Report: California failing to fund its water infrastructure

150 150 Matthew Grant Anson

(photo credit: Matthew Grant Anson)

How long was your shower this morning? Californians have been urged to manage their water usage with more prudence for years. So if you’ve been listening at all – particularly during the drought parching the state – you’ve most likely done at least something to save some water at one time or another.

But, a new report released this week by the Public Policy Institute of California titled Paying for Water in California shows a complex crisis taking place and that taking a shorter shower won’t save the day. More likely, the state will have to take some bold steps to smartly invest in its water system and make some convincing dents in its funding gaps to address the situation. The Economic Summit outlined eleven specific steps that will do just that—and lay the foundation for long-term water sustainability—in a February letter to state leaders.

Of course, we’ve been hearing about a water crisis in our state for years, but the PPIC report takes special care to point out that this portrayal paints our situation with too large a brush. “By some accounts, California’s water system is already in a deep crisis, with failing marks for essential infrastructure and with vast unmet spending needs,” the report says. “Yet this system is both large and multifaceted, and it is important to take a closer look to identify where the real problems lie.”

The real problem areas breakdown into five categories, and while each category impacts a specific group of citizens in the state based on where they live, the cost is one that is going to be shared by all Californians.

  • Safe drinking water for small, disadvantaged communities
  • Flood protection
  • Management of storm water and other polluted runoff
  • Aquatic ecosystem management
  • Integrated water management

80,000 to 160,000 Californians currently live in rural communities, and their reliance on groundwater puts them in a position where they need to “replace wells or install costly wellhead treatments to remove harmful chemicals” like arsenic or nitrate. To address this, these communities need $30 to $160 million more dollars per year.

On the flood protection front – a front experienced by many as 25 percent of California’s population lives in a floodplain – investing an additional $800 million to $1 billion is needed in costly infrastructure upgrades.

The increasingly stringent regulations on pollution means agencies need $500 to $800 million more per year to meet the requirement, while $400 to $700 million is needed to help offset damage to habitat for endangered species.

Finally, an additional $200 to $300 million is needed to help integrate water management approaches to improve how cost effective the system is. This integration entails “the coordinated management of multiple water system functions at once,” such as water supply, quality, flood protection, and ecosystem management.

Now that we have a clearer understanding of “what” needs to be paid for, attention can turn to “how” to pay for it. The PPIC paper prescribes a more diverse, robust strategy that shifts responsibility away from the state and local general funds and toward dedicated, state, regional, and local fees and taxes. General obligation bonds just won’t be able to fill these gaps in the long-term.
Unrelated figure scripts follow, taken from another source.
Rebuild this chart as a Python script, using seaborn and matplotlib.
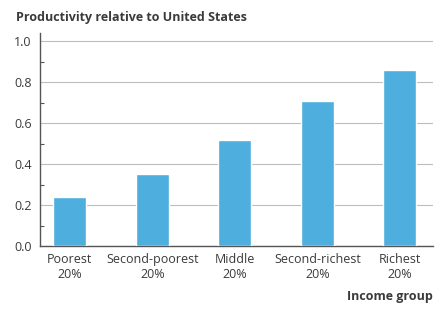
import numpy as np
import pandas as pd
import matplotlib
matplotlib.use("Agg")
import matplotlib.pyplot as plt
import seaborn as sns
from matplotlib.ticker import MultipleLocator

# ── Data ──────────────────────────────────────────────────────────────────────
groups = ["Poorest\n20%", "Second-poorest\n20%", "Middle\n20%",
          "Second-richest\n20%", "Richest\n20%"]
productivity = [0.239, 0.35, 0.52, 0.71, 0.86]
y_ticks = [0.0, 0.2, 0.4, 0.6, 0.8, 1.0]

df = pd.DataFrame({"group": groups, "productivity": productivity})

# ── Style ─────────────────────────────────────────────────────────────────────
sns.set_theme(style="white")
plt.rcParams["font.family"] = ["Open Sans", "DejaVu Sans"]
text_col = "#3a3a3a"

fig = plt.figure(figsize=(4.45, 3.18), dpi=100)
ax = fig.add_axes([0.09, 0.2264, 0.883, 0.6696])

sns.barplot(data=df, x="group", y="productivity", color="#4eaedd",
            saturation=1, width=0.4, ax=ax, zorder=3)

ax.set_ylim(0, 1.04)
ax.set_xlim(-0.36, 4.4)
ax.set_yticks(y_ticks)
ax.set_yticklabels([f"{v:.1f}" for v in y_ticks])
ax.yaxis.set_minor_locator(MultipleLocator(0.1))
ax.grid(axis="y", which="major", color="#bdbdbd", linewidth=0.8, zorder=0)
ax.tick_params(axis="y", which="major", length=0, labelsize=9,
               labelcolor=text_col, pad=6)
ax.tick_params(axis="y", which="minor", length=3, direction="in",
               color="#555555", width=0.8, left=True)
ax.tick_params(axis="x", length=0, labelsize=9, labelcolor=text_col, pad=5)
for lbl in ax.get_xticklabels():
    lbl.set_linespacing(1.25)

for s in ["top", "right"]:
    ax.spines[s].set_visible(False)
for s in ["left", "bottom"]:
    ax.spines[s].set_color("#555555")
    ax.spines[s].set_linewidth(1.0)

ax.set_xlabel("")
ax.set_ylabel("")

fig.text(0.036, 0.945, "Productivity relative to United States", fontsize=9,
         fontweight="bold", color=text_col, ha="left", va="center")
fig.text(0.973, 0.067, "Income group", fontsize=9, fontweight="bold",
         color=text_col, ha="right", va="center")

fig.savefig("out.png", dpi=100)
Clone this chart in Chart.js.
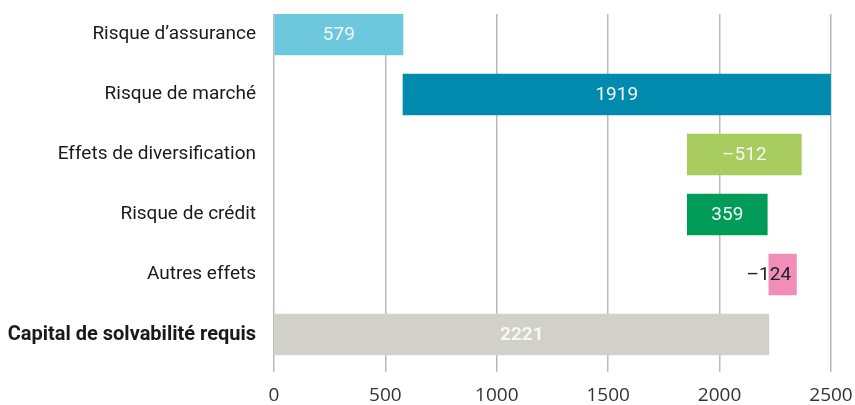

The Infrastructure Action Team of the California Economic Summit is working on advancing long-view strategies for projects, such as tapping into appropriate revenue sources by increasing the use of user fees (and everyone uses water) and assessments. Additionally, the state could consider reducing the vote threshold requirement for local taxes that are dedicated to infrastructure, something the PPIC report recommends as an option to better raise funds for flood protection.

The future of our state and meeting the water demands of the economy here–not just your shower length–depends on making smarter investments in our water infrastructure.